Everyone I meet nowadays has been venting out angrily with extreme disgust at the incredibly massive kickbacks that contractors, DPWH officials, and legislators have been able to siphon from billion-peso flood control projects. Yet the common cynical refrain is: ‘Will something really come out of it?’
The furious public can’t wait for the usual way of litigating cases – it’s too long, tedious, complicated. Our people will no longer tolerate waiting for 20 years of investigations and court hearings, as was the case of Napoles and the PDAF scam. They want filing of cases that will stick. The sooner the better. As a respected social commentator puts it, ‘let’s not waste the anger.’
Delay is on the culprits’ side. They will exploit every legal loophole to run down the clock. They know people have short memories. Other issues will push aside the flood control scandal. They probably will wait for a more friendly administration to help them get off the hook.
The ball is in our hands to convict them one way or the other in the most expeditious way possible. Let’s be more creative and explore all options, including obscure and untried ones. Note, there’s more than one way to skin a cat. Or to quote a Chinese proverb: ‘It doesn’t matter if a cat is black or yellow, as long as it catches mice.’
My humble suggestion is to take a page from history. Intrepid government agents and sleuths in charge of running after the Flood Control Gang might want to revisit a case that took place in Chicago, USA in 1927.
It’s called the ‘Al Capone Gambit,’ which can be summed up as ‘if you can’t get them for bigger crimes, let the taxman do the job.’ This strategy worked well on leading mob figures in the US.
In 1931, Alphonse ‘Al’ Capone, the notorious Chicago gang leader, perpetrated a number of extremely violent crimes but successfully evaded lawmen, most notably special agent Eliot Ness.
It took a determined, and incorruptible public servant to bring him down by thinking out of the legal box. A woman named Mabel Walker Willebrandt, known to be a dogged pursuer of bootleggers and mobsters. As Assistant Attorney General, she noticed that mobsters lived lavishly but never paid taxes.
Since she couldn’t charge Al Capone with high crimes like murder, arms smuggling or kidnapping, she charged him with tax evasion! That finally got the so-called ‘untouchable’ and ‘invincible’ chief mobster arrested. Never underestimate the wily brain of a woman.
The bestselling writer Bill Bryson depicts this story in his book ‘One Summer: America, 1927.’ He comments: ‘Prosecuting criminals for tax evasion is such a common ploy now that it is easy to overlook how brilliantly original-how stunningly out of left field -the idea was when she first came up with it. Many judicial authorities thought it was completely insane.’
Indeed, tax evasion of celebrities is a big thing in the US-and is usually a guaranteed slam dunk for the Internal Revenue Service (IRS) when it comes to prosecuting.
Can’t we also unleash our tax bulldogs on our local gallery of suspected plunderers?

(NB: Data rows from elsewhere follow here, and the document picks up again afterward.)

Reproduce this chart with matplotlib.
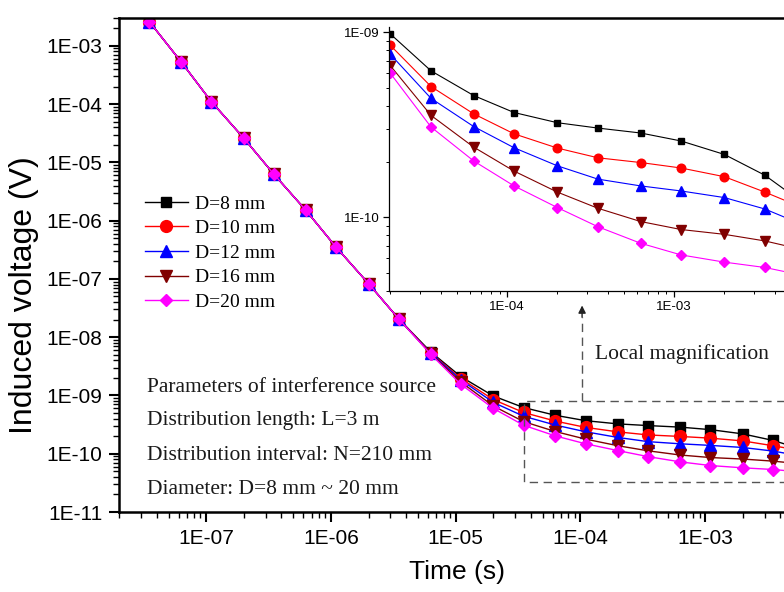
import numpy as np
import matplotlib
matplotlib.use("Agg")
import matplotlib.pyplot as plt
from matplotlib.ticker import LogLocator, FuncFormatter, NullFormatter

plt.rcParams['font.family'] = ['Liberation Sans', 'DejaVu Sans']

# ---------------- data ----------------
time_s = [3.5e-8, 6.3e-8, 1.1e-7, 2.0e-7, 3.5e-7, 6.3e-7, 1.1e-6, 2.0e-6,
          3.5e-6, 6.3e-6, 1.1e-5, 2.0e-5, 3.5e-5, 6.3e-5, 1.1e-4, 2.0e-4,
          3.5e-4, 6.3e-4, 1.1e-3, 2.0e-3, 3.5e-3, 6.3e-3]

early = [2.6e-3, 5.3e-4, 1.1e-4, 2.6e-5, 6.2e-6, 1.5e-6, 3.5e-7, 8.3e-8, 2.05e-8]

v_d8 = early + [5.6e-9, 2.1e-9, 9.8e-10, 6.2e-10, 4.56e-10, 3.69e-10, 3.25e-10,
                3.04e-10, 2.86e-10, 2.59e-10, 2.19e-10, 1.69e-10, 1.15e-10]
v_d10 = early + [5.4e-9, 1.95e-9, 8.5e-10, 5.1e-10, 3.63e-10, 2.83e-10, 2.37e-10,
                 2.1e-10, 1.98e-10, 1.85e-10, 1.66e-10, 1.37e-10, 1.1e-10]
v_d12 = early + [5.3e-9, 1.85e-9, 7.6e-10, 4.4e-10, 3.1e-10, 2.38e-10, 1.9e-10,
                 1.61e-10, 1.48e-10, 1.39e-10, 1.28e-10, 1.11e-10, 8.9e-11]
v_d16 = early + [5.2e-9, 1.7e-9, 6.6e-10, 3.56e-10, 2.4e-10, 1.78e-10, 1.37e-10,
                 1.12e-10, 9.5e-11, 8.6e-11, 8.1e-11, 7.46e-11, 6.6e-11]
v_d20 = early + [5.1e-9, 1.55e-9, 6.0e-10, 3.08e-10, 2.02e-10, 1.48e-10, 1.13e-10,
                 8.9e-11, 7.25e-11, 6.27e-11, 5.73e-11, 5.36e-11, 4.8e-11]

series_values = [v_d8, v_d10, v_d12, v_d16, v_d20]
labels = ['D=8 mm', 'D=10 mm', 'D=12 mm', 'D=16 mm', 'D=20 mm']
colors = ['#000000', '#FF0000', '#0000FF', '#800000', '#FF00FF']
markers = ['s', 'o', '^', 'v', 'D']
msize_main = [7.5, 8.5, 8.5, 8.5, 6.5]
msize_inset = [5.0, 6.2, 6.5, 6.5, 4.8]

param_lines = ['Parameters of interference source',
               'Distribution length: L=3 m',
               'Distribution interval: N=210 mm',
               'Diameter: D=8 mm ~ 20 mm']

# zoom window (data coordinates of the dashed box)
box_x = (3.5e-5, 1.2e-2)
box_y = (3.3e-11, 8.1e-10)
arrow_x = 1.03e-4
arrow_base = 2.2e-8
arrow_tip = 3.5e-8

X_LABEL_MAX = 5e-3   # tick labels beyond the picture's right edge are not shown


def sci(v, pos=None):
    e = int(round(np.log10(v)))
    return '1E%+03d' % e


def sci_x(v, pos=None):
    if v > X_LABEL_MAX:
        return ''
    return sci(v)


# ---------------- figure ----------------
fig = plt.figure(figsize=(7.84, 5.92), dpi=100)
fig.patch.set_facecolor('white')

ax = fig.add_axes([119 / 784, 1 - 512 / 592, 711 / 784, 494 / 592])
ax.set_xscale('log')
ax.set_yscale('log')
ax.set_xlim(2.0e-8, 1e-2)
ax.set_ylim(1e-11, 3.0e-3)

for vals, lab, c, m, ms in zip(series_values, labels, colors, markers, msize_main):
    ax.plot(time_s, vals, color=c, lw=1.0, marker=m, ms=ms, mfc=c, mec=c,
            label=lab)

for s in ax.spines.values():
    s.set_linewidth(1.8)
ax.xaxis.set_major_locator(LogLocator(base=10, numticks=20))
ax.yaxis.set_major_locator(LogLocator(base=10, numticks=20))
ax.xaxis.set_minor_locator(LogLocator(base=10, subs=np.arange(2, 10), numticks=20))
ax.yaxis.set_minor_locator(LogLocator(base=10, subs=np.arange(2, 10), numticks=20))
ax.xaxis.set_major_formatter(FuncFormatter(sci_x))
ax.yaxis.set_major_formatter(FuncFormatter(sci))
ax.xaxis.set_minor_formatter(NullFormatter())
ax.yaxis.set_minor_formatter(NullFormatter())
ax.tick_params(which='major', direction='out', length=7, width=1.5,
               labelsize=15, pad=5, top=False, right=False)
ax.tick_params(which='minor', direction='out', length=4, width=1.0,
               top=False, right=False)
ax.xaxis.label.set_visible(False)
ax.yaxis.label.set_visible(False)

# dashed zoom box and arrow
ax.plot([box_x[1], box_x[0], box_x[0], box_x[1]],
        [box_y[1], box_y[1], box_y[0], box_y[0]],
        ls=(0, (6, 4)), color='#555555', lw=1.0)
ax.plot([arrow_x, arrow_x], [box_y[1], arrow_base], ls=(0, (6, 4)),
        color='#555555', lw=1.0)
ax.annotate('', xy=(arrow_x, arrow_tip), xytext=(arrow_x, arrow_base),
            arrowprops=dict(arrowstyle='-|>', color='#222222', lw=1.0,
                            mutation_scale=11, shrinkA=0, shrinkB=0))

# legend
leg = ax.legend(loc='upper left', bbox_to_anchor=(145 / 784, 1 - 195 / 592),
                bbox_transform=fig.transFigure, frameon=False,
                prop={'family': 'Liberation Serif', 'size': 14},
                handlelength=2.2, handletextpad=0.35, labelspacing=0.36,
                borderpad=0, borderaxespad=0)

# parameter text
for i, line in enumerate(param_lines):
    fig.text(147 / 784, 1 - (387 + 34 * i) / 592, line, family='Liberation Serif',
             fontsize=15.5, color='#1a1a1a', ha='left', va='center')
fig.text(595 / 784, 1 - 354 / 592, 'Local magnification', family='Liberation Serif',
         fontsize=15.5, color='#1a1a1a', ha='left', va='center')

# axis labels
fig.text(24 / 784, 1 - 295 / 592, 'Induced voltage (V)', rotation=90,
         fontsize=23, ha='center', va='center')
fig.text(457 / 784, 1 - 572 / 592, 'Time (s)', fontsize=19, ha='center',
         va='center')

# ---------------- inset ----------------
axi = fig.add_axes([389 / 784, 1 - 291 / 592, 452 / 784, 264 / 592])
axi.set_facecolor('white')
axi.set_xscale('log')
axi.set_yscale('log')
axi.set_xlim(1.96e-5, 1e-2)
axi.set_ylim(4.0e-11, 1.07e-9)
for vals, c, m, ms in zip(series_values, colors, markers, msize_inset):
    axi.plot(time_s, vals, color=c, lw=0.8, marker=m, ms=ms, mfc=c, mec=c)
axi.spines['top'].set_visible(False)
axi.spines['right'].set_visible(False)
for s in ('left', 'bottom'):
    axi.spines[s].set_linewidth(0.9)
axi.xaxis.set_major_locator(LogLocator(base=10, numticks=20))
axi.yaxis.set_major_locator(LogLocator(base=10, numticks=20))
axi.xaxis.set_minor_locator(LogLocator(base=10, subs=np.arange(2, 10), numticks=20))
axi.yaxis.set_minor_locator(LogLocator(base=10, subs=np.arange(2, 10), numticks=20))
axi.xaxis.set_major_formatter(FuncFormatter(sci_x))
axi.yaxis.set_major_formatter(FuncFormatter(sci))
axi.xaxis.set_minor_formatter(NullFormatter())
axi.yaxis.set_minor_formatter(NullFormatter())
axi.tick_params(which='major', direction='out', length=4, width=0.9,
                labelsize=9.5, pad=3)
axi.tick_params(which='minor', direction='out', length=2.5, width=0.7)
axi.xaxis.label.set_visible(False)
axi.yaxis.label.set_visible(False)

fig.savefig('out.png', dpi=100, facecolor='white')
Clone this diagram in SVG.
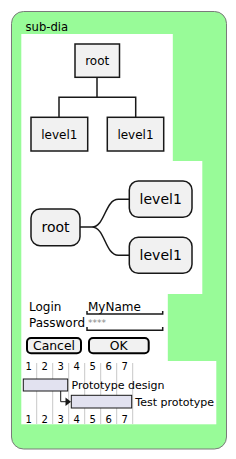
<svg xmlns="http://www.w3.org/2000/svg" width="236" height="459" viewBox="0 0 236 459">
<style>
text{font-family:"DejaVu Sans",sans-serif;fill:#000}
.box{fill:#F1F1F1;stroke:#181818;stroke-width:1.5}
.ln{fill:none;stroke:#181818;stroke-width:1.5}
.grid{stroke:#C8C8C8;stroke-width:1}
.bar{fill:#E2E2F0;stroke:#181818;stroke-width:1}
.btn{fill:#F1F1F1;stroke:#000;stroke-width:2}
.num{font-size:10px;text-anchor:middle}
</style>
<g id="frame">
<rect x="11.5" y="11.5" width="215" height="437.5" rx="12" fill="#98FB98" stroke="#7A7A7A" stroke-width="1"/>
<text x="25.5" y="30.5" font-size="11.6">sub-dia</text>
<rect x="21.3" y="34" width="151.5" height="127" fill="#fff"/>
<rect x="21.3" y="161" width="181" height="133" fill="#fff"/>
<rect x="21.3" y="294" width="146.5" height="67" fill="#fff"/>
<rect x="21.3" y="361" width="195" height="63.3" fill="#fff"/>
</g>
<g id="connectors">
<path class="ln" d="M97,77.3 V97.3 M59,117.3 V97.3 H135.7 V117.3"/>
<path class="ln" d="M80,227 H92 C105,227 105,199.3 118.3,199.3 H129.3 M92,227 C105,227 105,255.3 118.3,255.3 H129.3"/>
</g>
<g id="wbs-root">
<rect class="box" x="75" y="44" width="44.5" height="33.3"/>
<text x="97.2" y="65" font-size="12" text-anchor="middle">root</text>
</g>
<g id="wbs-level1-a">
<rect class="box" x="31" y="117.3" width="56.7" height="33.7"/>
<text x="59.3" y="139.3" font-size="12" text-anchor="middle">level1</text>
</g>
<g id="wbs-level1-b">
<rect class="box" x="107.3" y="117.3" width="56.4" height="33.7"/>
<text x="135.5" y="139.3" font-size="12" text-anchor="middle">level1</text>
</g>
<g id="mm-root">
<rect class="box" x="31" y="209" width="49" height="36.7" rx="9"/>
<text x="55.5" y="231.7" font-size="14" text-anchor="middle">root</text>
</g>
<g id="mm-level1-a">
<rect class="box" x="129.3" y="181" width="62.7" height="36.3" rx="9"/>
<text x="160.7" y="204.3" font-size="14" text-anchor="middle">level1</text>
</g>
<g id="mm-level1-b">
<rect class="box" x="129.3" y="237.3" width="62.7" height="36" rx="9"/>
<text x="160.7" y="260.3" font-size="14" text-anchor="middle">level1</text>
</g>
<g id="form">
<text x="29" y="310.7" font-size="12">Login</text>
<text x="88" y="310.7" font-size="12">MyName</text>
<path class="ln" d="M87,311 V314 H162.7 V311"/>
<text x="29" y="326.7" font-size="12">Password</text>
<text x="88" y="326" font-size="9" style="fill:#888">****</text>
<path class="ln" d="M87,327 V330.3 H162.7 V327"/>
<rect class="btn" x="27" y="338" width="54" height="15.3" rx="4"/>
<text x="54" y="349.5" font-size="12.4" text-anchor="middle">Cancel</text>
<rect class="btn" x="89" y="338" width="59.7" height="15.3" rx="4"/>
<text x="118.8" y="349.5" font-size="12.4" text-anchor="middle">OK</text>
</g>
<g id="gantt">
<path class="grid" d="M36.7,363 V424 M52.7,363 V424 M68.7,363 V424 M84.7,363 V424 M100.7,363 V424 M116.7,363 V424 M132.7,363 V424"/>
<g class="num">
<text x="28.7" y="370">1</text><text x="44.7" y="370">2</text><text x="60.7" y="370">3</text><text x="76.7" y="370">4</text><text x="92.7" y="370">5</text><text x="108.7" y="370">6</text><text x="124.7" y="370">7</text>
<text x="28.7" y="422.5">1</text><text x="44.7" y="422.5">2</text><text x="60.7" y="422.5">3</text><text x="76.7" y="422.5">4</text><text x="92.7" y="422.5">5</text><text x="108.7" y="422.5">6</text><text x="124.7" y="422.5">7</text>
</g>
</g>
<g id="task-design">
<rect class="bar" x="23.3" y="379" width="44.4" height="12"/>
<text x="71.5" y="389" font-size="11">Prototype design</text>
</g>
<g id="task-test">
<rect class="bar" x="71.3" y="395.3" width="60.4" height="12.7"/>
<text x="135.3" y="406" font-size="11">Test prototype</text>
</g>
<g id="gantt-link">
<path d="M60.7,391 V401.7 H66" fill="none" stroke="#181818" stroke-width="1"/>
<polygon points="65.5,397.5 71,401.7 65.5,405.9" fill="#181818"/>
</g>
</svg>
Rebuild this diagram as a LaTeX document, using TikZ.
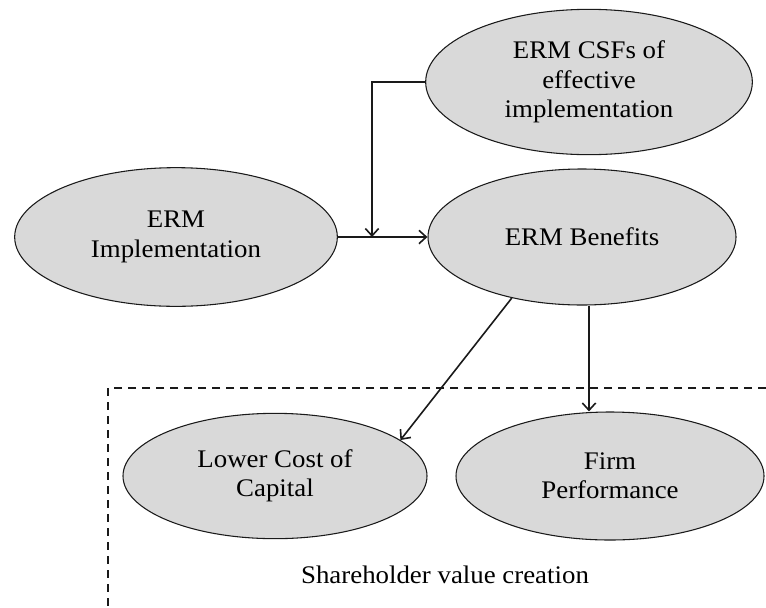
\documentclass[tikz,border=0pt]{standalone}
\usepackage{fontspec}
\setmainfont{Liberation Serif}[FakeStretch=1.06]
\usetikzlibrary{shapes.geometric,arrows.meta}
\definecolor{ellfill}{HTML}{D9D9D9}
\definecolor{linecol}{HTML}{1A1A1A}
\begin{document}
\begin{tikzpicture}[x=0.75pt,y=-0.75pt,
  ell/.style={ellipse,draw=linecol,line width=0.8pt,fill=ellfill,inner sep=0pt,align=center,
    font=\rmfamily\fontsize{19}{22}\selectfont},
  arr/.style={draw=linecol,line width=1.2pt,-{Straight Barb[length=5.5pt,width=10pt,line width=1.2pt]}},
  txt/.style={font=\rmfamily\fontsize{19}{22}\selectfont}]
\useasboundingbox (0,0) rectangle (766,607);
\node[ell,minimum width=245pt,minimum height=109pt] (csf) at (589,82) {ERM CSFs of\\effective\\implementation};
\node[ell,minimum width=242pt,minimum height=104pt] (impl) at (176,237) {ERM\\Implementation};
\node[ell,minimum width=231pt,minimum height=102pt] (ben) at (582,237) {ERM Benefits};
\node[ell,minimum width=228pt,minimum height=94pt] (low) at (275,476) {Lower Cost of\\Capital};
\node[ell,minimum width=231pt,minimum height=96pt] (firm) at (610,476) {Firm\\Performance};
\coordinate (j) at (372,237);
\draw[arr] (impl.east) -- (ben.west);
\draw[arr] (csf.west) -| (j);
\draw[arr] (ben.221) -- (low.16);
\draw[arr] (ben.south) ++(7,0) coordinate (bs) -- (bs |- firm.north);
\draw[linecol,line width=1.1pt,dash pattern=on 6pt off 4.5pt] (766,388) -| (108,607);
\node[txt] (shv) at (445,575) {Shareholder value creation};
\end{tikzpicture}
\end{document}
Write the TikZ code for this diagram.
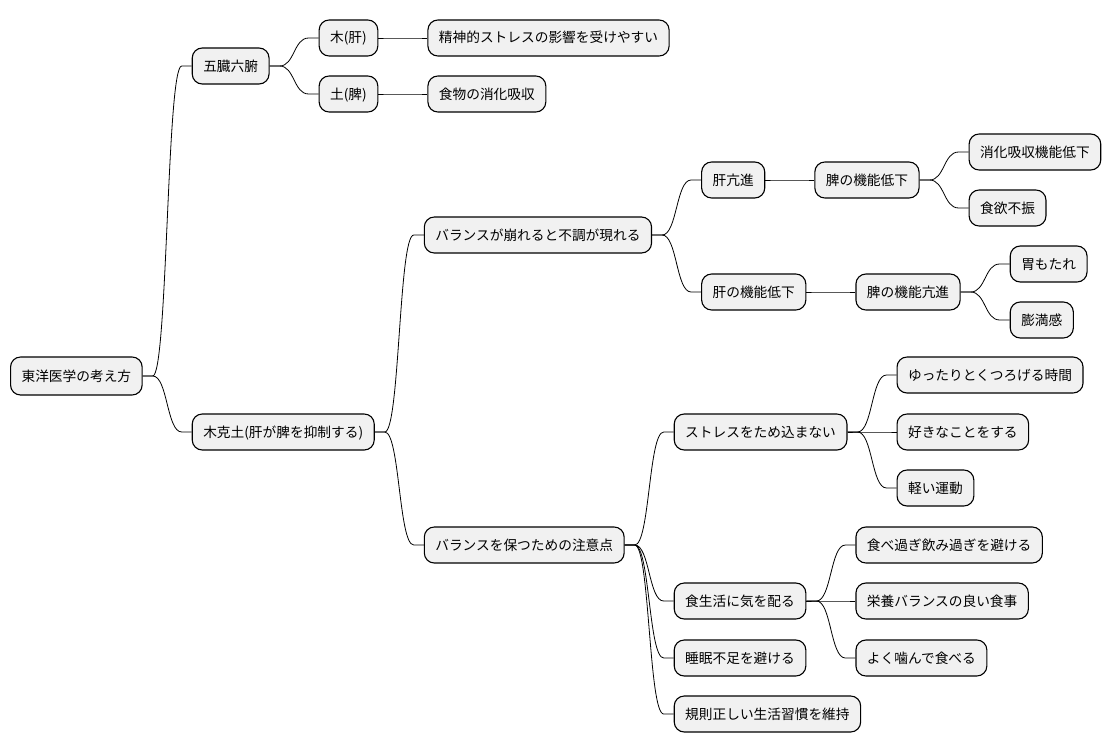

I believe the Bureau of Customs is already doing that with the luxury vehicles of one of the big contractors. Let’s mobilize the BIR, AMLAC and COA to join the hunt. Why not form elite, eagle-eyed teams à la SWAT, composed of only the most untarnished and dedicated men and women in the law enforcement field.
Let them gather and sift through records of bank transactions, deposits and withdrawals, SALNs of named and still-to-be-named lawmakers, government executives, and contractors, and middle men/women. Swoop into their homes and hidden mansions, do surprise and comprehensive lifestyle checks on them.
Cast a net as wide as possible, to include international bank deposits. Give the elite investigating teams enough teeth to access foreign account details such as Swiss Banks and offshore banks-where I’m sure the big ones are hiding their absconded wealth.
Let’s do it one level at a time, initially national in scope, then later at the local level, and then down to the family level encompassing the lifestyles of ‘nepo babies.’
Just on SALNs, ITRs and list of properties alone, I bet the sharp eyes of seasoned tax sleuths and investigators will easily and surely spot irregularities and falsification of data in the documents in a matter of days or weeks.
Focusing initially on tax evasion will not only be a fast and sure thing, it will also play better on the media and will for the moment satisfy the outraged public’s thirst for ‘blood.’ As I keep hearing it from friends: ‘Kailangan may masampolan.’
Those who are involved in these scandals should be treated as Public Enemies and deserve nothing less than a metaphoric ‘summary execution’. Their greed has resulted in people’s deaths and destruction of properties due to floods that could have been prevented or controlled if only the allocated funds were spent to build the appropriate infrastructure.
If a contrived tax fraud conviction was the only way to bring a public enemy No. 1 like Al Capone to justice, then let’s also do it here and now-better a tax fraud conviction than nothing.
Most of all, let’s transform this anger into an unwavering zeal and energy to overhaul our democratic institutions and system of governance. Let it serve as a national wake up call to finally elect new good leaders that we can trust. Our country deserves a real break.